Both bills have only had their introductory hearing so far, and it’s not clear whether one bill will advance nearly as-is, or whether amendments will create a compromise bill. Ohio’s largest teachers union, the Ohio Education Association, said it is just an “interested party” on both bills for now.
“OEA looks forward to working with the House, Senate and governor on a final report card package that meets the OEA’s overall objectives of eliminating misleading letter grades and creating more focus on student opportunity indicators, not just test scores,” union President Scott DiMauro said.
The Ohio School Boards Association backed House Bill 200 last month. Will Schwartz, OSBA’s deputy director of legislative services, said Friday that both bills are positive steps toward “correcting fundamental flaws” with Ohio’s report card, and OSBA will continue working for “a positive outcome.”
“However, SB 145 would double down on the use of the A-F letter grade system and continue using an overall summative rating,” Schwartz said. “Letter grades provide a false sense of understanding about school quality, and summative ratings dilute and minimize critically important components of the report card.”
According to an analysis by Ohio’s Legislative Service Commission, HB 200 includes more forgiving ways of calculating a school’s performance index on state tests, its year-over-year student progress, and its success with early-grade reading improvement.
Senate Bill 145, which was introduced more recently, would continue the use of an overall rating for each school or district, and would put more weight on the core state-test-based measures of achievement and year-over-year progress.
SB 145 would make several changes to individual components of the report card, according to an Ohio Department of Education comparison document.
- Under “achievement,” it would eliminate the “indicators met” measure, which shows whether schools met proficiency goals on each individual state test. Achievement would be solely based on the overall performance index score on state tests.
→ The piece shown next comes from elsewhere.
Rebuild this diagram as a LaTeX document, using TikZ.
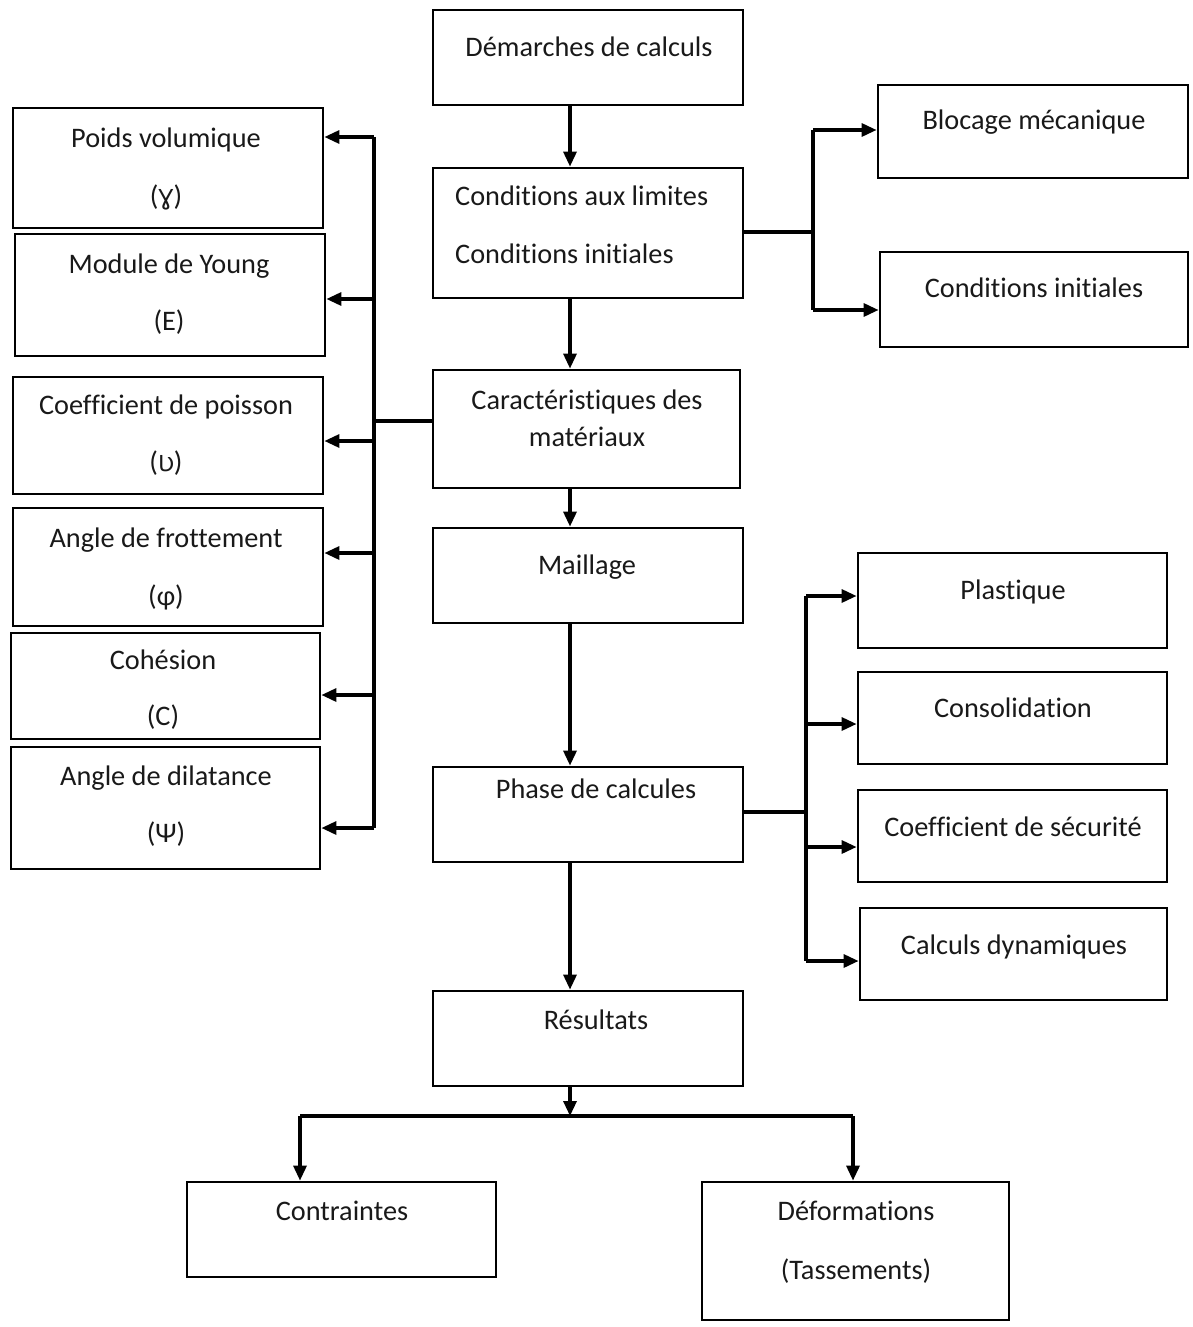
\documentclass[tikz,border=0pt]{standalone}
\usepackage{fontspec}
\setmainfont{Carlito}[Ligatures=NoCommon]
\newfontfamily\symfont{DejaVu Sans}
\usetikzlibrary{arrows.meta}
\tikzset{
  box/.style={draw, line width=2.8pt, inner sep=0pt},
  txt/.style={font=\fontsize{28.3}{33}\selectfont, inner sep=0pt, text height=0.55em, text depth=0.05em, text=black!90},
  conn/.style={line width=3.2pt},
  arr/.style={line width=3.2pt, -{Triangle[length=15pt,width=13pt]}}
}
\newcommand{\bx}[5]{\node[box, minimum width=#4-#2, minimum height=#5-#3] (#1) at ({(#2+#4)/2},{(#3+#5)/2}) {};}
\begin{document}
\begin{tikzpicture}[x=1pt,y=-1pt]
\useasboundingbox (0,0) rectangle (1192,1327);
% central column
\bx{dem}{433}{10}{743}{105}
\bx{cond}{433}{168}{743}{298}
\bx{car}{433}{370}{740}{488}
\bx{mai}{433}{528}{743}{623}
\bx{pha}{433}{767}{743}{862}
\bx{res}{433}{991}{743}{1086}
\bx{con}{187}{1182}{496}{1277}
\bx{def}{702}{1182}{1009}{1320}
% right
\bx{blo}{878}{85}{1188}{178}
\bx{ci}{880}{252}{1188}{347}
\bx{pla}{858}{553}{1167}{648}
\bx{cso}{858}{672}{1167}{764}
\bx{sec}{858}{790}{1167}{882}
\bx{dyn}{860}{908}{1167}{1000}
% left
\bx{poi}{13}{108}{323}{228}
\bx{you}{15}{234}{325}{356}
\bx{nu}{13}{377}{323}{494}
\bx{phi}{13}{508}{323}{626}
\bx{coh}{11}{633}{320}{739}
\bx{psi}{11}{747}{320}{869}
% texts
\begin{scope}[yshift=-6pt]
\node[txt] (t1) at (589,48) {Démarches de calculs};
\node[txt, anchor=west] (t2) at (455,197) {Conditions aux limites};
\node[txt, anchor=west] (t3) at (455,255) {Conditions initiales};
\node[txt] (t4) at (587,401) {Caractéristiques des};
\node[txt] (t5) at (587,438) {matériaux};
\node[txt] (t6) at (587,566) {Maillage};
\node[txt] (t7) at (596,790) {Phase de calcules};
\node[txt] (t8) at (596,1021) {Résultats};
\node[txt] (t9) at (342,1212) {Contraintes};
\node[txt] (t10) at (856,1212) {Déformations};
\node[txt] (t11) at (856,1271) {(Tassements)};
\node[txt] (t12) at (1034,121) {Blocage mécanique};
\node[txt] (t13) at (1034,289) {Conditions initiales};
\node[txt] (t14) at (1013,591) {Plastique};
\node[txt] (t15) at (1013,709) {Consolidation};
\node[txt] (t16) at (1013,828) {Coefficient de sécurité};
\node[txt] (t17) at (1014,946) {Calculs dynamiques};
\node[txt] (t18) at (166,139) {Poids volumique};
\node[txt] (t19) at (166,197) {({\symfont\fontsize{22}{26}\selectfont Ɣ})};
\node[txt] (t20) at (169,265) {Module de Young};
\node[txt] (t21) at (169,322) {(E)};
\node[txt] (t22) at (166,406) {Coefficient de poisson};
\node[txt] (t23) at (166,463) {({\symfont\fontsize{22}{26}\selectfont Ʋ})};
\node[txt] (t24) at (166,539) {Angle de frottement};
\node[txt] (t25) at (166,597) {(φ)};
\node[txt] (t26) at (163,661) {Cohésion};
\node[txt] (t27) at (163,717) {(C)};
\node[txt] (t28) at (166,777) {Angle de dilatance};
\node[txt] (t29) at (166,834) {(Ψ)};
\end{scope}
% central arrows
\draw[arr] (dem.south -| 570,0) -- (cond.north -| 570,0);
\draw[arr] (cond.south -| 570,0) -- (car.north -| 570,0);
\draw[arr] (car.south -| 570,0) -- (mai.north -| 570,0);
\draw[arr] (mai.south -| 570,0) -- (pha.north -| 570,0);
\draw[arr] (pha.south -| 570,0) -- (res.north -| 570,0);
\coordinate (jr) at (570,1116);
\draw[arr] (res.south -| 570,0) -- (jr);
\draw[conn] (300,1116) -- (853,1116);
\draw[arr] (300,1116) -- (con.north -| 300,0);
\draw[arr] (853,1116) -- (def.north -| 853,0);
% right of conditions
\draw[conn] (cond.east |- 0,232) -- (813,232);
\draw[conn] (813,130) -- (813,310);
\draw[arr] (813,130) -- (blo.west |- 0,130);
\draw[arr] (813,310) -- (ci.west |- 0,310);
% left of caracteristiques
\draw[conn] (car.west |- 0,421) -- (374,421);
\draw[conn] (374,137) -- (374,828);
\draw[arr] (374,137) -- (poi.east |- 0,137);
\draw[arr] (374,299) -- (you.east |- 0,299);
\draw[arr] (374,441) -- (nu.east |- 0,441);
\draw[arr] (374,553) -- (phi.east |- 0,553);
\draw[arr] (374,695) -- (coh.east |- 0,695);
\draw[arr] (374,828) -- (psi.east |- 0,828);
% right of phase
\draw[conn] (pha.east |- 0,812) -- (806,812);
\draw[conn] (806,596) -- (806,961);
\draw[arr] (806,596) -- (pla.west |- 0,596);
\draw[arr] (806,724) -- (cso.west |- 0,724);
\draw[arr] (806,847) -- (sec.west |- 0,847);
\draw[arr] (806,961) -- (dyn.west |- 0,961);
\end{tikzpicture}
\end{document}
- Under “improving at-risk K-3 readers,” SB 145 would rename the measure “early literacy,” and would calculate it half on all third-graders’ reading proficiency and half on struggling K-3 readers’ year-over-year improvement.
- Under “progress,” the bill would use a three-year measure of test scores, using a school’s entire student base. Existing progress measures for gifted and special education students would be moved to the “equity” component, which is not weighted as heavily. The progress measure for a school’s lowest-scoring students would be eliminated.
“This report card should be used by school districts, teachers, parents, students and even legislators as a reflection of what has changed in a school district or building so that improvements can be made to student performance,” said state Sen. Andrew Brenner, in his sponsor testimony for HB 145.
The Ohio Department of Education’s comparison document expressed several equity concerns about HB 200 — limiting “prepared for success” measures only to students who graduate, eliminating students who switch schools from K-3 literacy scores, and excluding subgroup scores (such as Black, low-income, etc.) if a school has fewer than 20 students in the category.
Ohio Federation of Teachers President Melissa Cropper said her group has not taken a position on the report card bills yet. But she said there is still work to be done for a report card to show “what actually happens in a school setting.”
That’s the goal of the Urban Network report card proposal, from a group of northern Ohio educators. It would measure how well schools execute the state’s strategic plan, incorporating measures like educator hiring, types of class offerings, ratio of nurses and counselors per student, and more.
That Urban Network proposal is not part of a current bill, with some legislators saying it could be pursued later as a long-term option.